More than half a century after its first performance, The Zoo Story remains a phenomenal, chilling play, and while Homelife may seem slight by comparison, Lila Neugebauer’s deft direction of the duo shows how the two together build a damning picture of Peter’s world. Set on a barely furnished stage (the first play features an armchair and a door; the second, five park benches) designed by Andrew Lieberman, the emphasis falls squarely on the two characters who inhabit each play – and the acting is spectacular. Finneran brings both charm and a quiet desperation to her bored housewife. She’s more than resigned to her quiet, safe life – she’s perhaps even grateful and she’s making the most of it with grace and a fluttery good humor. But Finneran forces us to see that she’s realized, deeply and profoundly, that it’s not everything she wants. Against her vivacity, Leonard’s Peter is befuddled, trying to follow her but never quite keeping up. He’s smart enough to know, however, that some irrevocable things have been said, and that no matter how good a husband he may be, he’s not enough.
Leonard embodies the connection between the two plays, and his readiness to meet Jerry’s advances seems less surprising after his wife’s repudiation of the safe life they’ve shared. Peter’s need and his genuine enjoyment of Jerry’s offbeat charm and even the sense of danger that he periodically emits is palpable. Sparks, however, dominates this play, just as Finneran did the previous one, with his eerily convincing portrayal of the sad and frightening Jerry. At times there seems to be a real affection growing between the two men, but like the vicious dog he’s obsessed with, Jerry can’t ever quite overcome his mistrust and Peter can’t ever open up enough to get past it, either.

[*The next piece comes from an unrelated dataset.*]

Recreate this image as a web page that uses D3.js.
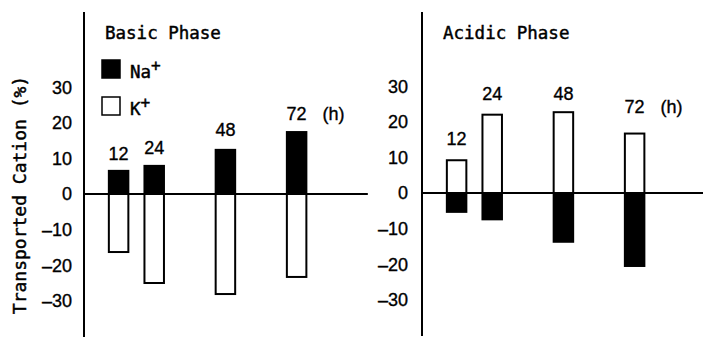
<!DOCTYPE html>
<html><head><meta charset="utf-8">
<script src="https://cdn.jsdelivr.net/npm/d3@7"></script>
<style>
body{margin:0;background:#fff;}
svg{display:block;}
.num{font-family:"Liberation Sans",Arial,sans-serif;font-size:18px;fill:#000;stroke:#000;stroke-width:0.35px;}
.mono{font-family:"DejaVu Sans Mono",monospace;fill:#000;stroke:#000;stroke-width:0.45px;}
</style></head>
<body>
<svg id="chart" width="703" height="337"></svg>
<script>
// ---- data ----
const hours = [12, 24, 48, 72];
const hourLabels = ["12", "24", "48", "72"];
const yTicks = [30, 20, 10, 0, -10, -20, -30];
const basicNa = [6.5, 7.9, 12.4, 17.4];
const basicK = [-16.3, -25.0, -28.1, -23.3];
const acidicNa = [-5.3, -7.4, -13.7, -20.5];
const acidicK = [9.2, 22.0, 22.7, 16.7];
// label baselines in value units
const basicLabelAt = [9.6, 11.2, 16.3, 20.8];
const acidicLabelAt = [13.5, 26.1, 26.1, 22.5];

const svg = d3.select("#chart");
const y = d3.scaleLinear().domain([-40, 51]).range([194 + 40 * 3.56, 194 - 51 * 3.56]);

function panel(axisX, dy, title, na, k, labelAt, showLegend, labelRightGap) {
  const g = svg.append("g").attr("transform", `translate(0,${dy})`);
  const x = d3.scaleLinear().domain([0, 96]).range([axisX - 1, axisX - 1 + 96 * 2.967]);
  const bw = 19.5;
  g.append("line").attr("x1", axisX).attr("x2", axisX).attr("y1", 12 - dy).attr("y2", 337)
    .attr("stroke", "#000").attr("stroke-width", 2);
  g.selectAll("text.tick").data(yTicks).enter().append("text")
    .attr("class", "num").attr("x", axisX - labelRightGap).attr("y", d => y(d)).attr("dy", "0.36em")
    .attr("text-anchor", "end").text(d => d === 0 ? "0" : String(d).replace("-", "\u2013"));
  g.selectAll("rect.k").data(hours).enter().append("rect")
    .attr("x", (h) => x(h) - bw / 2).attr("width", bw)
    .attr("y", (h, i) => Math.min(y(0), y(k[i]))).attr("height", (h, i) => Math.abs(y(k[i]) - y(0)))
    .attr("fill", "#fff").attr("stroke", "#000").attr("stroke-width", 2);
  g.selectAll("rect.na").data(hours).enter().append("rect")
    .attr("x", (h) => x(h) - bw / 2).attr("width", bw)
    .attr("y", (h, i) => Math.min(y(0), y(na[i]))).attr("height", (h, i) => Math.abs(y(na[i]) - y(0)))
    .attr("fill", "#000").attr("stroke", "#000").attr("stroke-width", 2);
  g.append("line").attr("x1", axisX).attr("x2", x(96)).attr("y1", y(0)).attr("y2", y(0))
    .attr("stroke", "#000").attr("stroke-width", 2);
  g.selectAll("text.hl").data(hours).enter().append("text")
    .attr("class", "num").attr("x", h => x(h)).attr("y", (h, i) => y(labelAt[i]))
    .attr("text-anchor", "middle").text((h, i) => hourLabels[i]);
  g.append("text").attr("class", "num").attr("x", x(72) + 26).attr("y", y(labelAt[3]))
    .text("(h)");
  g.append("text").attr("class", "mono").attr("x", axisX + 21).attr("y", 39 - dy)
    .attr("font-size", "17.5px").text(title);
  if (showLegend) {
    g.append("rect").attr("x", 102).attr("y", 60).attr("width", 18).attr("height", 18)
      .attr("fill", "#000").attr("stroke", "#000").attr("stroke-width", 1.5);
    g.append("rect").attr("x", 102).attr("y", 97).attr("width", 18).attr("height", 18)
      .attr("fill", "#fff").attr("stroke", "#000").attr("stroke-width", 1.5);
    const t1 = g.append("text").attr("class", "mono").attr("x", 130).attr("y", 78).attr("font-size", "17.5px");
    t1.append("tspan").text("Na");
    t1.append("tspan").attr("dy", -7).attr("font-size", "16px").text("+");
    const t2 = g.append("text").attr("class", "mono").attr("x", 130).attr("y", 115).attr("font-size", "17.5px");
    t2.append("tspan").text("K");
    t2.append("tspan").attr("dy", -7).attr("font-size", "16px").text("+");
  }
}

panel(84, 0, "Basic Phase", basicNa, basicK, basicLabelAt, true, 12);
panel(422, -1, "Acidic Phase", acidicNa, acidicK, acidicLabelAt, false, 14);

svg.append("text").attr("class", "mono").attr("font-size", "18px")
  .attr("transform", "translate(26,195) rotate(-90)").attr("text-anchor", "middle")
  .text("Transported Cation (%)");
</script>
</body></html>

There are moments in the plays, especially Homelife, in which the language feels anachronistic, but given how relevant their concerns are, it’s barely noticeable. What’s more meaningful here is the anatomizing of how language is used to express, or not quite express, the states of mind these characters experience but can’t quite share. The fault, in the end, may be less in the language than in the listening. Peter, for all his attempts to understand, can’t ever quite make the empathic leap that would let him really feel his wife’s or Jerry’s pain – let alone respond to it in a way they’d find meaningful. And in a way, why should he? It would necessitate a radical loss of control and order – chaos unleashed. But what Peter learns on this fateful day is that no matter how reticent you are, or how much you try to immerse yourself in boredom, chaos will come.